Cell Phone – Currently $83. Expected $83. No changes planned. When the kids get older they can pay for their add-on lines themselves. I didn’t have a cell growing up, they don’t need one.
Car insurance – $125. Same as it is now. We have 12 years until the kids start driving. Again, they can pay for it themselves. That’s how we grew up.
House/Yard upkeep – Current and Expected $356. I’m hoping this is less, much less. This covers repairs and upkeep. Since we will have more time, I think we can do better, but we had a disastrous June this year. And eventually appliances will break, and this needs to be accounted for.
Car related expenses – currently $701. Expected $267. Currently we have a 0% loan for Mrs. SSC’s car. We haven’t paid it off since its free money. Anyways we won’t have car loans in the future, or our daily 50 mile commutes on each car, or tolls. This also covers repairs.
Kids clothes – currently $23. Expected $30. Okay, this may not apply in the teenage years, but I’ll have some time to bargain shop while they’re still young. In my detailed budget I do add $200 per kid during their teenage years to cover added expenses like clothes and food and activities.
Gifts and entertainment – current and expected $85. I don’t see how gifts will get less expensive than the future.
Haircuts – $20. I expect this could go up in the future since baby girl doesn’t have much yet. But, despite Mr. SSC’s reservations, I’m hoping to gain the skills to cut our children’s hair. I think I can cut his also, but he doesn’t trust me. He also seems hesitant to trim my hair. So maybe this cost will go up?
Shopping – current and expected $169. This is a catchall category, I’m optimistic I can make it go down 10% in the future when I’ve more time to shop for deals, and find creative ways to not buy things.. and I don’t mean a five finger discount.
Cash – current and expected $40.
Gym – currently $87. Expected $167. I expect that we will join a rec center with swimming and tennis. This is just a ballpark guess until we know what facilities are in our new town.
Allowance – currently $1000. Expected $800. Yes, it’s a lot of money. It covers everything for us – clothes, hobbies, entertainment, drinks out, date night…
College – currently $800. Expected $0. We won’t FIRE until we saved our goal for the kids.
Travel – current and expected $278. We want to travel more, but I think I’ll look into travel hacking and credit card rewards to help fund this in the future.
Daycare – current $1945. Expected $0.
Maids – current $257. Expected $0. Yeah, no self-respecting early-retirement family can justify paying for maids when they’re not working. Right now it’s one of those time versus money decisions we made. I prefer hanging out with my kids more than mopping the floors.
Security system – current $35. Expected $0. I’m not moving anywhere I need a security system.

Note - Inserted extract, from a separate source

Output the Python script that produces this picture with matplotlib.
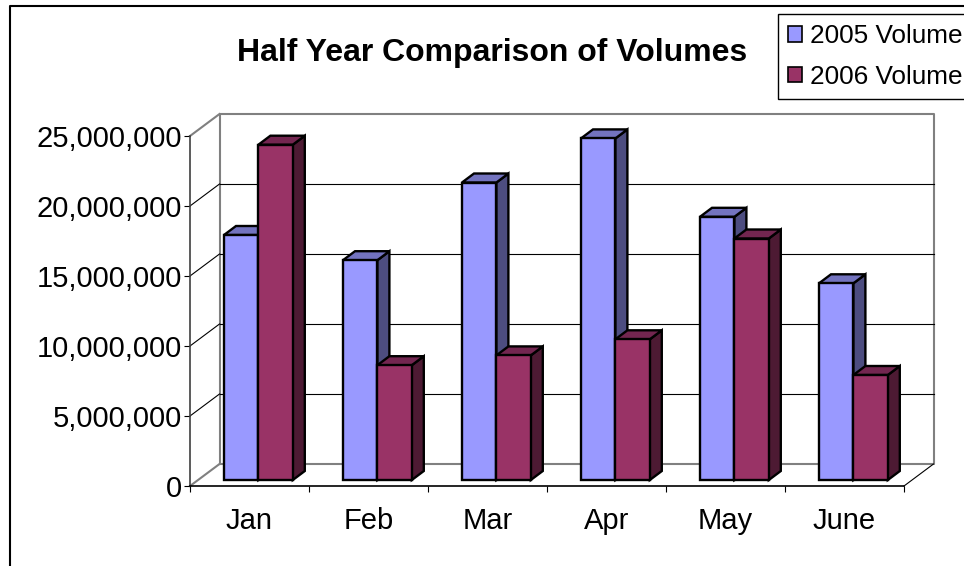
import numpy as np
import matplotlib
matplotlib.use("Agg")
import matplotlib.pyplot as plt
from matplotlib.lines import Line2D
from matplotlib.patches import Patch
from matplotlib.ticker import FuncFormatter

months = ["Jan", "Feb", "Mar", "Apr", "May", "June"]
vol_2005 = [17500000, 15700000, 21250000, 24400000, 18800000, 14050000]
vol_2006 = [23950000, 8200000, 8900000, 10050000, 17250000, 7500000]
y_ticks = [0, 5000000, 10000000, 15000000, 20000000, 25000000]
series_names = ["2005 Volume", "2006 Volume"]

W, H = 964, 566
plt.rcParams['font.family'] = ['Liberation Sans', 'DejaVu Sans']

fig = plt.figure(figsize=(W / 100, H / 100), dpi=100)
ax = fig.add_axes([190 / W, 1 - 486 / H, (904 - 190) / W, (486 - 136) / H])
ax.set_xlim(0, len(months))
ax.set_ylim(0, 25000000)

# pixel -> data units, the fake 3D depth is all done with these
px_x = len(months) / (904 - 190)
px_y = 25000000 / (486 - 136)
wall_dx, wall_dy = 29.5 * px_x, 22 * px_y
bar_dx, bar_dy = 12 * px_x, 9 * px_y
lift = 6 * px_y
bar_w = 34.4 * px_x
shift = 8.9 * px_x
edge = 1.7

# back wall and floor
top = y_ticks[-1]
n = len(months)
wall_col = "#808080"
ax.plot([wall_dx, wall_dx, n + wall_dx, n + wall_dx, wall_dx],
        [wall_dy, top + wall_dy, top + wall_dy, wall_dy, wall_dy],
        color=wall_col, lw=1.5, clip_on=False, zorder=1)
ax.plot([0, wall_dx], [top, top + wall_dy], color=wall_col, lw=1.5, clip_on=False, zorder=1)
ax.plot([0, wall_dx], [0, wall_dy], color=wall_col, lw=1.5, clip_on=False, zorder=1)
ax.plot([n, n + wall_dx], [0, wall_dy], color="black", lw=0.8, clip_on=False, zorder=1)

# grid lines on the wall plus the short diagonals to the axis
for t in y_ticks[1:-1]:
    ax.plot([wall_dx, n + wall_dx], [t + wall_dy, t + wall_dy], color="black", lw=0.8, clip_on=False, zorder=1)
    ax.plot([0, wall_dx], [t, t + wall_dy], color="black", lw=0.8, clip_on=False, zorder=1)


def draw_bar(x, val, front, side_col, top_col, z):
    ax.bar(x, val, bar_w, bottom=lift, align="edge", color=front, edgecolor="black",
           linewidth=edge, zorder=z + 1, clip_on=False)
    x1 = x + bar_w
    y1 = val + lift
    ax.fill([x1, x1 + bar_dx, x1 + bar_dx, x1], [lift, lift + bar_dy, y1 + bar_dy, y1],
            facecolor=side_col, edgecolor="black", linewidth=edge, zorder=z, clip_on=False)
    ax.fill([x, x + bar_dx, x1 + bar_dx, x1], [y1, y1 + bar_dy, y1 + bar_dy, y1],
            facecolor=top_col, edgecolor="black", linewidth=edge, zorder=z, clip_on=False)


for i in range(n):
    x0 = i + 0.5 + shift
    draw_bar(x0 - bar_w, vol_2005[i], "#9999FF", "#4D4D80", "#7373BF", 3 + i * 3)
    draw_bar(x0, vol_2006[i], "#993366", "#4D1A33", "#732650", 4 + i * 3)

# axes
ax.patch.set_visible(False)
ax.spines["top"].set_visible(False)
ax.spines["right"].set_visible(False)
ax.spines["left"].set_color("#404040")
ax.spines["left"].set_linewidth(1.2)
ax.spines["bottom"].set_linewidth(1.2)
ax.spines["bottom"].set_zorder(50)

ax.set_yticks(y_ticks)
ax.yaxis.set_major_formatter(FuncFormatter(lambda v, pos: f"{int(v):,}"))
ax.tick_params(axis="y", length=4.5, width=0.8, pad=1.5, labelsize=21)
ax.set_xticks(np.arange(n + 1))
ax.set_xticklabels([])
ax.set_xticks(np.arange(n) + 0.5, minor=True)
ax.set_xticklabels(months, minor=True)
ax.tick_params(axis="x", which="major", length=4.5, width=0.8)
ax.tick_params(axis="x", which="minor", length=0, pad=15, labelsize=21)

# title and legend
fig.text(492.5 / W, 1 - 53 / H, "Half Year Comparison of Volumes", ha="center", va="center",
         fontsize=23, fontweight="bold")

handles = [Patch(facecolor="#9999FF", edgecolor="black", linewidth=1.2),
           Patch(facecolor="#993366", edgecolor="black", linewidth=1.2)]
fig.legend(handles, series_names, loc="upper left", bbox_to_anchor=(777.5 / W, 1 - 14 / H),
           fontsize=18.8, frameon=True, fancybox=False, edgecolor="black", framealpha=1,
           handlelength=0.55, handleheight=0.55, handletextpad=0.3, labelspacing=0.62,
           borderpad=0.4, borderaxespad=0)

# outer chart frame, runs off the right and bottom of the picture
fig.add_artist(Line2D([10 / W, 10 / W, 1.01], [-0.01, 1 - 6 / H, 1 - 6 / H], color="black", lw=1.5))

fig.savefig("out.png", dpi=100)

Dogs – current $236. Expected $236. No matter what MMM says, we love dogs, I don’t care if they cost more. They are worth it for us.
Future state and federal taxes – $100. I don’t account for these in the current budget since they come out of the paycheck. But we’ll have to make sure to cover this cost in the future.
Total – current $9177. Expected $4369. Yeah that’s a big difference.
I take into account a 5% ‘slush’ and multiply by 12 months, and that gives us $55,049 for our FIRE estimate.
There are some things I’m probably leaving out, like the cost of running a blog. Or, just stuff that happens… But, you can’t predict life. I think the biggest thing about trying to predict the future budget for a lifestyle completely unlike your currently living situation is knowing that your family can be flexible. Our allowances are flexible and we realize that in rough years those will be the first to be cut. Someday, the kids might want an allowance, and I’ll give it to them but they will have to work for it. In all likelihood, both of us will have a part-time gig here and there, doing stuff that’s fun or allows us to learn a new skill. Plus, I’ve always wanted to teach, I will give that a try for a few years at some point. So, while the differences in our current and future expenditures look huge, I think they are reasonable and justifiable.
How do your FIRE costs compare to your current costs? Any advice for us?